SHORT EXERCISE.
Begin with the first line of the material and write out each line exactly, ending with the line that contains "const FS = 17". Pictures are not part of the copy.

DATA PROVIDED.

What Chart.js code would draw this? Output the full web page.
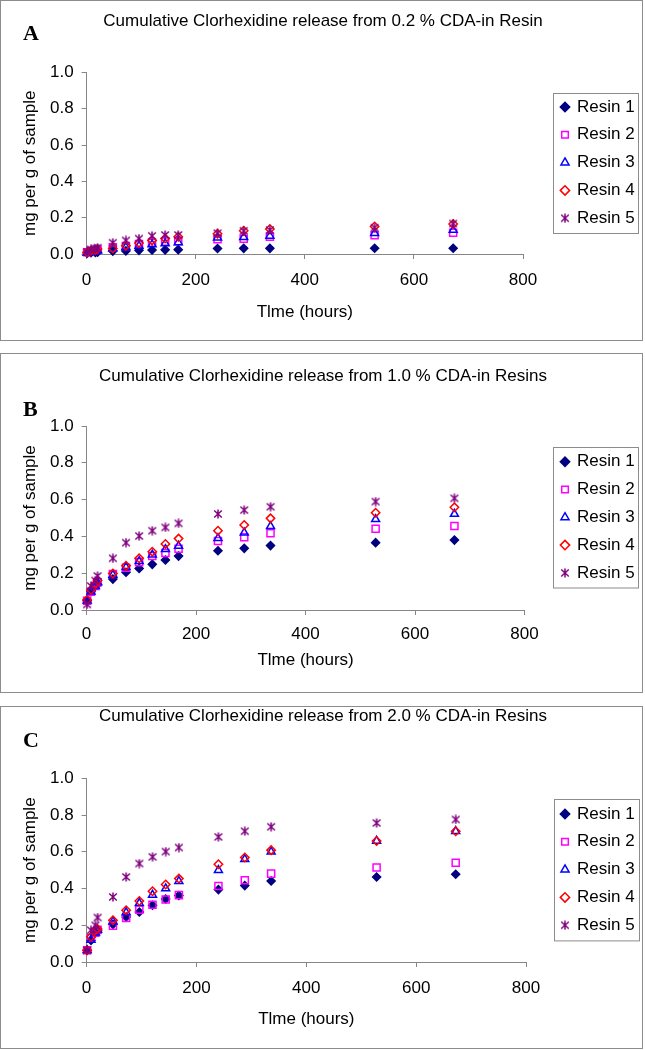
<!DOCTYPE html>
<html>
<head>
<meta charset="utf-8">
<script src="https://cdn.jsdelivr.net/npm/chart.js@4.4.0/dist/chart.umd.min.js"></script>
<style>
  body { margin: 0; background: #fff; }
  .panel { position: absolute; left: 0; width: 643px; box-sizing: border-box; border: 1px solid #8c8c8c; background: #fff; }
  .panel canvas { display: block; }
  .tag { position: absolute; font: bold 22px "Liberation Serif", serif; line-height: 22px; color: #000; }
</style>
</head>
<body>
<div class="panel" style="top:0px;height:341px"><canvas id="cA"></canvas><div class="tag" style="left:22px;top:21px">A</div></div>
<div class="panel" style="top:353px;height:340px"><canvas id="cB"></canvas><div class="tag" style="left:22px;top:44px">B</div></div>
<div class="panel" style="top:706px;height:343px"><canvas id="cC"></canvas><div class="tag" style="left:22px;top:22px">C</div></div>
<script>
const FONT = '"Liberation Sans", Arial, sans-serif'
const FS = 17

// sampling times (hours)
const hours = [1, 8, 16, 20, 48, 72, 96, 120, 144, 168, 240, 288, 336, 528, 672]
const resinNames = ['Resin 1', 'Resin 2', 'Resin 3', 'Resin 4', 'Resin 5']
const yTicks = [0, 0.2, 0.4, 0.6, 0.8, 1.0]
const xTicks = [0, 200, 400, 600, 800]

// 0.2 % CDA
const a1 = [0.005, 0.007, 0.009, 0.010, 0.016, 0.017, 0.020, 0.022, 0.023, 0.024, 0.030, 0.031, 0.031, 0.032, 0.032]
const a2 = [0.010, 0.018, 0.022, 0.025, 0.037, 0.044, 0.055, 0.062, 0.068, 0.070, 0.081, 0.084, 0.095, 0.103, 0.117]
const a3 = [0.006, 0.012, 0.015, 0.018, 0.030, 0.038, 0.045, 0.052, 0.058, 0.064, 0.090, 0.092, 0.100, 0.115, 0.132]
const a4 = [0.010, 0.018, 0.022, 0.028, 0.030, 0.045, 0.060, 0.075, 0.085, 0.095, 0.112, 0.128, 0.138, 0.152, 0.165]
const a5 = [0.012, 0.025, 0.030, 0.035, 0.062, 0.075, 0.085, 0.100, 0.105, 0.105, 0.115, 0.128, 0.132, 0.145, 0.168]

// 1.0 % CDA
const b1 = [0.050, 0.100, 0.130, 0.140, 0.168, 0.205, 0.226, 0.248, 0.272, 0.293, 0.322, 0.335, 0.350, 0.366, 0.380]
const b2 = [0.050, 0.100, 0.130, 0.150, 0.196, 0.230, 0.260, 0.293, 0.310, 0.333, 0.375, 0.395, 0.417, 0.442, 0.457]
const b3 = [0.050, 0.100, 0.130, 0.150, 0.190, 0.232, 0.265, 0.300, 0.330, 0.348, 0.390, 0.420, 0.455, 0.493, 0.522]
const b4 = [0.055, 0.110, 0.140, 0.160, 0.198, 0.241, 0.281, 0.317, 0.359, 0.388, 0.431, 0.462, 0.498, 0.529, 0.558]
const b5 = [0.030, 0.130, 0.160, 0.185, 0.281, 0.366, 0.402, 0.431, 0.449, 0.471, 0.522, 0.543, 0.561, 0.589, 0.607]

// 2.0 % CDA
const c1 = [0.064, 0.118, 0.158, 0.170, 0.205, 0.245, 0.272, 0.309, 0.343, 0.362, 0.394, 0.416, 0.441, 0.463, 0.478]
const c2 = [0.064, 0.130, 0.160, 0.175, 0.197, 0.240, 0.285, 0.312, 0.340, 0.364, 0.414, 0.445, 0.481, 0.514, 0.540]
const c3 = [0.064, 0.120, 0.160, 0.175, 0.220, 0.270, 0.320, 0.365, 0.400, 0.440, 0.500, 0.560, 0.600, 0.659, 0.712]
const c4 = [0.064, 0.137, 0.173, 0.180, 0.227, 0.282, 0.332, 0.385, 0.422, 0.454, 0.532, 0.569, 0.609, 0.659, 0.712]
const c5 = [0.064, 0.173, 0.200, 0.242, 0.354, 0.463, 0.536, 0.572, 0.601, 0.623, 0.681, 0.712, 0.736, 0.757, 0.776]

// excel style "star" marker: vertical bar + X
function asterisk(color) {
  const c = document.createElement('canvas')
  c.width = 10; c.height = 10
  const g = c.getContext('2d')
  g.strokeStyle = color
  g.lineWidth = 1.5
  g.beginPath()
  g.moveTo(5, 0.5); g.lineTo(5, 9.5)
  g.moveTo(1.2, 1.5); g.lineTo(8.8, 8.5)
  g.moveTo(8.8, 1.5); g.lineTo(1.2, 8.5)
  g.stroke()
  return c
}

const colors = ['#000080', '#ff00ff', '#0000ff', '#ff0000', '#800080']
const markers = ['rectRot', 'rect', 'triangle', 'rectRot', asterisk('#800080')]
const radii = [4, 5, 4.6, 4.2, 5]

// page geometry of each boxed panel
const panels = [
  { id: 'cA', top: 0, height: 341, series: [a1, a2, a3, a4, a5],
    title: 'Cumulative Clorhexidine release from 0.2 % CDA-in Resin',
    titleY: 21.7, plotTop: 72.5, plotBottom: 254, plotRight: 523, tickY: 280, axisTitleY: 312, legendY: 107, frame: [553, 93, 85, 140] },
  { id: 'cB', top: 353, height: 340, series: [b1, b2, b3, b4, b5],
    title: 'Cumulative Clorhexidine release from 1.0 % CDA-in Resins',
    titleY: 376, plotTop: 426, plotBottom: 610, plotRight: 524.5, tickY: 634, axisTitleY: 660, legendY: 461.7, frame: [553, 447, 85, 140.5] },
  { id: 'cC', top: 706, height: 343, series: [c1, c2, c3, c4, c5],
    title: 'Cumulative Clorhexidine release from 2.0 % CDA-in Resins',
    titleY: 716.7, plotTop: 778.3, plotBottom: 962, plotRight: 526, tickY: 988, axisTitleY: 1019, legendY: 814, frame: [554, 799.3, 85, 141.4] }
]

const LEGEND_W = 90
const LEGEND_PAD = 10.8
const HALF_LH = FS * 1.2 / 2
const TITLE_CX = 322

// moves the legend and title into place and draws the box round the legend
const legendFrame = {
  id: 'legendFrame',
  afterLayout(chart, args, opts) {
    const lg = chart.legend
    lg.left = opts.left
    lg.right = opts.left + LEGEND_W
    lg.top = opts.top
    lg.bottom = opts.top + 170
    const tb = chart.titleBlock
    tb.left = 0
    tb.right = 2 * TITLE_CX
  },
  afterDraw(chart, args, opts) {
    const ctx = chart.ctx
    const [x, y, w, h] = opts.frame
    ctx.save()
    ctx.strokeStyle = '#8c8c8c'
    ctx.lineWidth = 1
    ctx.strokeRect(Math.round(x) + 0.5, Math.round(y) + 0.5, w, h)
    ctx.restore()
  }
}

panels.forEach(p => {
  const canvas = document.getElementById(p.id)
  const W = 641
  const H = p.height - 2
  canvas.width = W
  canvas.height = H
  const y0 = p.top + 1
  const top = p.plotTop - y0
  const bottom = p.plotBottom - y0
  const right = p.plotRight - 1
  const titleC = p.titleY - y0

  const datasets = resinNames.map((name, i) => ({
    label: name,
    data: hours.map((h, k) => ({ x: h, y: p.series[i][k] })),
    pointStyle: markers[i],
    pointRadius: radii[i],
    pointBorderWidth: 1.5,
    borderColor: colors[i],
    backgroundColor: i === 0 ? colors[i] : 'rgba(0,0,0,0)',
    clip: false,
    order: 5 - i
  }))

  new Chart(canvas, {
    type: 'scatter',
    data: { datasets },
    options: {
      responsive: false,
      animation: false,
      events: [],
      layout: { padding: { left: 0, top: 0, bottom: 0, right: W - LEGEND_W - right } },
      plugins: {
        title: {
          display: true,
          text: p.title,
          color: '#000',
          font: { family: FONT, size: FS, weight: 'normal' },
          padding: { top: titleC - HALF_LH, bottom: top - titleC - HALF_LH }
        },
        legend: {
          position: 'right',
          align: 'start',
          maxWidth: LEGEND_W,
          labels: {
            usePointStyle: true,
            boxWidth: 7,
            boxHeight: 6.6,
            padding: LEGEND_PAD,
            color: '#000',
            font: { family: FONT, size: 17 },
            sort: (a, b) => a.datasetIndex - b.datasetIndex
          }
        },
        tooltip: { enabled: false },
        legendFrame: {
          left: 549.7,
          top: p.legendY - y0 - 8.5 - LEGEND_PAD,
          frame: [p.frame[0] - 1, p.frame[1] - y0, p.frame[2], p.frame[3]]
        }
      },
      scales: {
        x: {
          type: 'linear',
          min: xTicks[0],
          max: xTicks[xTicks.length - 1],
          afterBuildTicks: s => { s.ticks = xTicks.map(v => ({ value: v })) },
          afterFit: s => { s.height = H - bottom },
          grid: { drawOnChartArea: false, tickLength: 5, color: '#868686' },
          border: { color: '#868686' },
          ticks: { color: '#000', padding: p.tickY - y0 - bottom - 5 - HALF_LH, font: { family: FONT, size: FS } },
          title: {
            display: true,
            text: 'Tlme (hours)',
            color: '#000',
            font: { family: FONT, size: FS },
            padding: { top: 4, bottom: H - (p.axisTitleY - y0) - HALF_LH }
          }
        },
        y: {
          min: yTicks[0],
          max: yTicks[yTicks.length - 1],
          afterBuildTicks: s => { s.ticks = yTicks.map(v => ({ value: v })) },
          afterFit: s => { s.width = 85.6 },
          grid: { drawOnChartArea: false, tickLength: 5, color: '#868686' },
          border: { color: '#868686' },
          ticks: { color: '#000', padding: 8, font: { family: FONT, size: FS }, callback: v => v.toFixed(1) },
          title: {
            display: true,
            text: 'mg per g of sample',
            color: '#000',
            font: { family: FONT, size: FS },
            padding: { top: 29 - HALF_LH, bottom: 0 }
          }
        }
      }
    },
    plugins: [legendFrame]
  })
})
</script>
</body>
</html>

CORRECT RESPONSE.
What Chart.js code would draw this? Output the full web page.
<!DOCTYPE html>
<html>
<head>
<meta charset="utf-8">
<script src="https://cdn.jsdelivr.net/npm/chart.js@4.4.0/dist/chart.umd.min.js"></script>
<style>
  body { margin: 0; background: #fff; }
  .panel { position: absolute; left: 0; width: 643px; box-sizing: border-box; border: 1px solid #8c8c8c; background: #fff; }
  .panel canvas { display: block; }
  .tag { position: absolute; font: bold 22px "Liberation Serif", serif; line-height: 22px; color: #000; }
</style>
</head>
<body>
<div class="panel" style="top:0px;height:341px"><canvas id="cA"></canvas><div class="tag" style="left:22px;top:21px">A</div></div>
<div class="panel" style="top:353px;height:340px"><canvas id="cB"></canvas><div class="tag" style="left:22px;top:44px">B</div></div>
<div class="panel" style="top:706px;height:343px"><canvas id="cC"></canvas><div class="tag" style="left:22px;top:22px">C</div></div>
<script>
const FONT = '"Liberation Sans", Arial, sans-serif'
const FS = 17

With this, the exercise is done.